From seemingly the moment in launched in Canada, Wind Mobile argued that it was being placed at a competitive disadvantage due to unfair roaming agreements with Rogers. As a new entrant, the company was reliant on roaming agreements to offer nationwide service, yet it claimed that Rogers was tilting the playing field against it. Rogers unsurprisingly disagreed. In a Senate appearance in 2009, the company was asked directly about the issue:
Senator Zimmer: Have you had any requests from new wireless entrants for roaming and tower-sharing agreements, and how have you handled those? What is the progress on these arrangements to date?
Mr. Engelhart: I am glad you asked that question, because we have been reading in the press some grumbling by some of the new entrants, and it has left us puzzled. Mr. Roy and I, mostly Mr. Roy, have successfully concluded roaming agreements with all the new entrants who have approached us, and we did that in a business negotiation that did not need arbitration or enforcement from Industry Canada. We have also provided access to a huge number of our towers to the new entrants. We believe the government policy that requires us to make those facilities available is working, and we are proud of what we have done.
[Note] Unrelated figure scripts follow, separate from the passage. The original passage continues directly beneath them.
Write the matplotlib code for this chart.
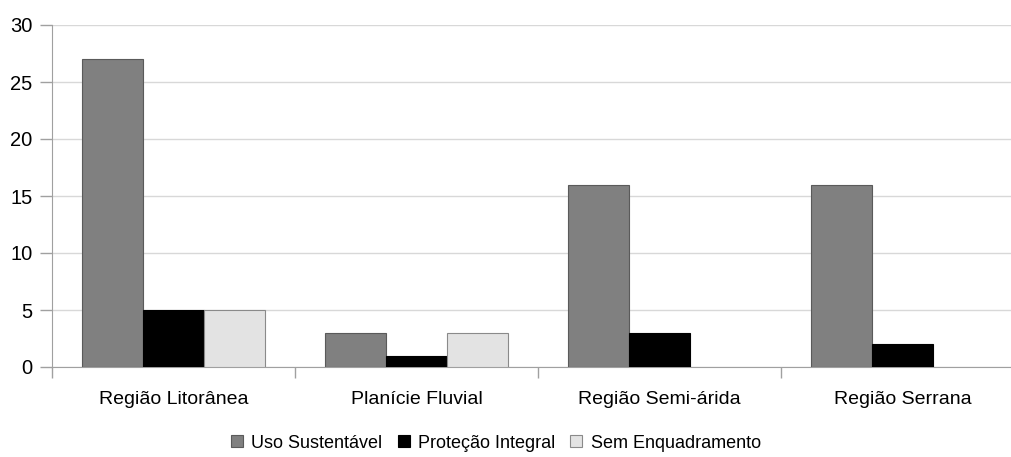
import matplotlib.pyplot as plt
import numpy as np

plt.rcParams['font.family'] = ['Liberation Sans', 'DejaVu Sans']

regioes = ["Região Litorânea", "Planície Fluvial", "Região Semi-árida", "Região Serrana"]
uso_sustentavel = [27, 3, 16, 16]
protecao_integral = [5, 1, 3, 2]
sem_enquadramento = [5, 3, 0, 0]

series = [
    ("Uso Sustentável", uso_sustentavel, "#808080", "#5a5a5a"),
    ("Proteção Integral", protecao_integral, "#000000", "#000000"),
    ("Sem Enquadramento", sem_enquadramento, "#e3e3e3", "#8a8a8a"),
]

fig = plt.figure(figsize=(10.11, 4.57), dpi=100)
ax = fig.add_axes([52 / 1011, 1 - 367 / 457, 1 - 52 / 1011, (367 - 25) / 457])

x = np.arange(len(regioes))
w = 0.25
for k, (nome, vals, cor, borda) in enumerate(series):
    vals = np.array(vals, dtype=float)
    mask = vals > 0
    ax.bar(x[mask] + (k - 1) * w, vals[mask], w, color=cor, edgecolor=borda,
           linewidth=0.8, label=nome, zorder=3)

ax.set_ylim(0, 30)
ax.set_xlim(-0.5, -0.5 + 959 / 243)
ax.set_yticks(range(0, 31, 5))
ax.yaxis.grid(True, color="#d8d8d8", linewidth=1.0, zorder=0)

ax.set_xticks(x)
ax.set_xticklabels(regioes)
ax.set_xticks(np.arange(len(regioes)) - 0.5, minor=True)
ax.tick_params(axis="x", which="major", length=0, pad=17, labelsize=14)
ax.tick_params(axis="x", which="minor", length=8, color="#a0a0a0", width=1)
ax.tick_params(axis="y", length=9, color="#a0a0a0", width=1, pad=5, labelsize=14.5)

for s in ["top", "right"]:
    ax.spines[s].set_visible(False)
for s in ["left", "bottom"]:
    ax.spines[s].set_color("#a0a0a0")
ax.spines["left"].set_bounds(0, 30)

fig.legend(loc="center", bbox_to_anchor=(496 / 1011, 1 - 443 / 457), ncol=3,
           frameon=False, fontsize=13, handlelength=0.66, handleheight=0.66,
           handletextpad=0.45, columnspacing=0.85, borderpad=0)

fig.savefig("out.png", dpi=100)
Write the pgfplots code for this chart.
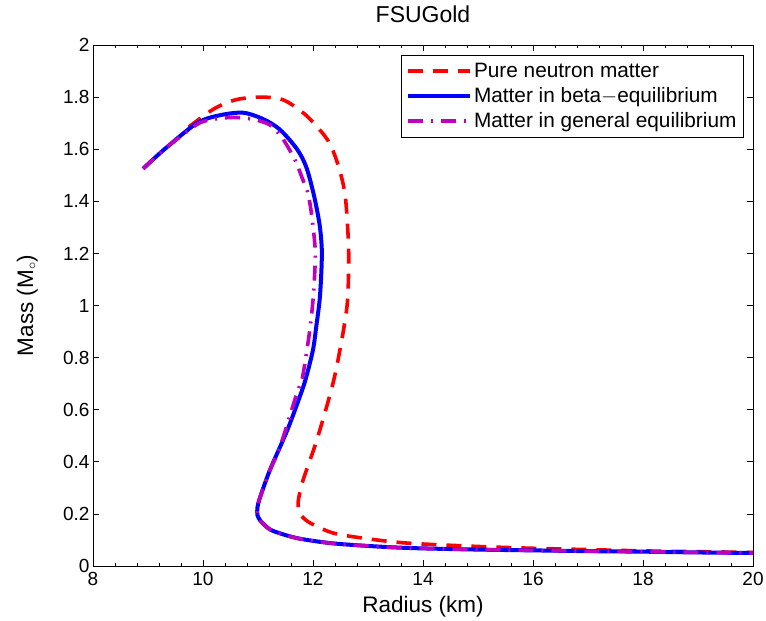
\documentclass[border=0pt]{standalone}
\usepackage{fontspec}
\setmainfont{Liberation Sans}
\usepackage{pgfplots}
\pgfplotsset{compat=1.18}
\definecolor{mred}{rgb}{1,0,0}
\definecolor{mblue}{rgb}{0,0,1}
\definecolor{mmag}{rgb}{0.75,0,0.75}
\pgfplotsset{legend image code/.code={\draw[#1] (0bp,0bp) -- (62bp,0bp);}}
\begin{document}
\begin{tikzpicture}
\useasboundingbox (-93bp,-55bp) rectangle (673bp,566bp);
\begin{axis}[
  at={(0,0)}, anchor=south west,
  width=660bp, height=521bp, scale only axis,
  xmin=8, xmax=20, ymin=0, ymax=2,
  xtick={8,10,12,14,16,18,20},
  ytick={0,0.2,0.4,0.6,0.8,1,1.2,1.4,1.6,1.8,2},
  yticklabels={0,0.2,0.4,0.6,0.8,1,1.2,1.4,1.6,1.8,2},
  minor x tick num=4,
  tick align=inside, tick pos=both,
  major tick length=6bp, minor tick length=3.5bp,
  every tick/.style={black, line width=0.6bp},
  axis line style={black, line width=0.8bp},
  /pgf/number format/assume math mode=true,
  ticklabel style={font=\fontsize{19bp}{19bp}\selectfont},
  xticklabel style={yshift=-2.5bp},
  title={FSUGold},
  title style={at={(axis description cs:0.5,1.0326)}, anchor=base, font=\fontsize{23bp}{23bp}\selectfont, inner sep=0pt},
  xlabel={Radius (km)},
  xlabel style={at={(axis description cs:0.5,-0.0902)}, anchor=base, font=\fontsize{22.5bp}{22.5bp}\selectfont, inner sep=0pt},
  ylabel={Mass (M$_\circ$)},
  ylabel style={at={(axis description cs:-0.0909,0.5)}, anchor=base, font=\fontsize{22.5bp}{22.5bp}\selectfont, inner sep=0pt},
  legend style={at={(axis description cs:0.986,0.981)}, anchor=north east,
    draw=black, line width=0.6bp, fill=white,
    font=\fontsize{20.8bp}{24bp}\selectfont,
    inner xsep=5bp, inner ysep=6bp, row sep=4.5bp},
  legend cell align=left,
]
\addplot[mred, line width=3.6bp, dash pattern=on 15bp off 10bp, smooth, tension=0.5] coordinates {
(9.74,1.685) (10.20,1.755) (10.60,1.79) (11.04,1.80) (11.45,1.79) (11.82,1.74)
(12.10,1.68) (12.31,1.62) (12.47,1.53) (12.58,1.43) (12.63,1.30) (12.65,1.175)
(12.62,1.00) (12.49,0.83) (12.35,0.69) (12.07,0.484) (11.82,0.33) (11.74,0.26)
(11.73,0.225) (11.78,0.195) (11.95,0.165) (12.36,0.127) (12.91,0.107) (13.71,0.088) (15.00,0.075)
(16.00,0.068) (17.00,0.063) (18.00,0.058) (19.00,0.055) (20.00,0.052)
};
\addlegendentry{Pure neutron matter}
\addplot[mblue, line width=4bp, smooth, tension=0.5] coordinates {
(8.91,1.525) (9.30,1.60) (9.89,1.70) (10.30,1.73) (10.73,1.74) (11.10,1.715)
(11.40,1.675) (11.71,1.60) (11.88,1.53) (12.02,1.42) (12.12,1.31) (12.16,1.215)
(12.15,1.12) (12.12,1.02) (12.06,0.92) (12.00,0.83) (11.87,0.72) (11.76,0.65)
(11.53,0.52) (11.22,0.37) (11.04,0.265) (10.99,0.225) (10.99,0.195) (11.04,0.175)
(11.12,0.157) (11.27,0.135)
(11.71,0.107) (12.31,0.088) (13.00,0.077) (13.76,0.069) (15.00,0.063) (16.00,0.060)
(17.00,0.057) (18.00,0.055) (19.00,0.052) (20.00,0.050)
};
\addlegendentry{Matter in beta$-$equilibrium}
\addplot[mmag, line width=3.6bp, dash pattern=on 15bp off 8bp on 2bp off 8bp, smooth, tension=0.5] coordinates {
(8.91,1.525) (9.30,1.60) (9.89,1.695) (10.20,1.715) (10.55,1.722) (10.90,1.715)
(11.22,1.693) (11.45,1.64) (11.67,1.56) (11.82,1.48) (11.91,1.43) (11.98,1.34)
(12.04,1.215) (12.03,1.12) (12.00,1.02) (11.95,0.92) (11.89,0.83) (11.80,0.715)
(11.71,0.665) (11.40,0.457) (11.22,0.37) (11.04,0.265) (10.99,0.225) (10.99,0.195)
(11.04,0.175) (11.12,0.157) (11.27,0.135)
(11.71,0.107) (12.31,0.088) (13.00,0.077) (13.76,0.069) (15.00,0.063)
(16.00,0.060) (17.00,0.057) (18.00,0.055) (19.00,0.052) (20.00,0.050)
};
\addlegendentry{Matter in general equilibrium}
\end{axis}
\end{tikzpicture}
\end{document}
A year later, Wind filed a complaint with the CRTC over dropped calls when its customers roamed on the Rogers network, arguing that it was an undue preference since Chatr (a Rogers flanker brand) did not face the same problem. The Commission rejected the complaint, finding that there was insufficient evidence and that:
the fact that the terms and conditions of the roaming agreement negotiated between WIND and Rogers do not require seamless roaming, the Commission is not persuaded that WIND has demonstrated the existence of a preference in the circumstances of this case.
By 2013, the regulatory environment for wireless services in Canada had changed and the government was displaying a clear willingness to regulate wholesale wireless services to encourage greater competition. The CRTC began investigating the issue in 2013 with a fact-finding exercise that found:
some Canadian mobile wireless carriers were charging or proposing to charge significantly higher rates for wholesale mobile wireless roaming services to other Canadian mobile wireless carriers than to U.S.-based carriers. For instance, the rates that some Canadian carriers contracted to pay or were being asked to pay were many times higher than those that U.S.-based carriers paid, particularly with respect to data services. Further, some Canadian carriers were subject to more restrictive terms and conditions than those that applied to U.S.-based carriers.
While Rogers remained dismissive, warning against cheaper roaming agreements that it says discourage network development, those findings raised the possibility of a violation of Canadian telecom law, with the incumbent carriers granting themselves an undue preference or engaging in unjust discrimination.
Yesterday, the CRTC ruled that Rogers had engaged in unjust discrimination, charging new entrants far higher prices than those for U.S. carriers and including exclusivity clauses that prevented the new entrants from negotiating better terms with other carriers. As a result, the Commission has created a ban on exclusivity clauses in wholesale domestic wireless roaming agreements.
Further regulatory measures may be forthcoming in the fall when the CRTC conducts a more extensive review of wholesale wireless services. While the practical effect may be limited given the new legislated cap on domestic roaming, the decision provides some vindication for Wind and affirms that unlawful, discriminatory tactics were used by incumbent carriers to hamstring new wireless competitors in Canada.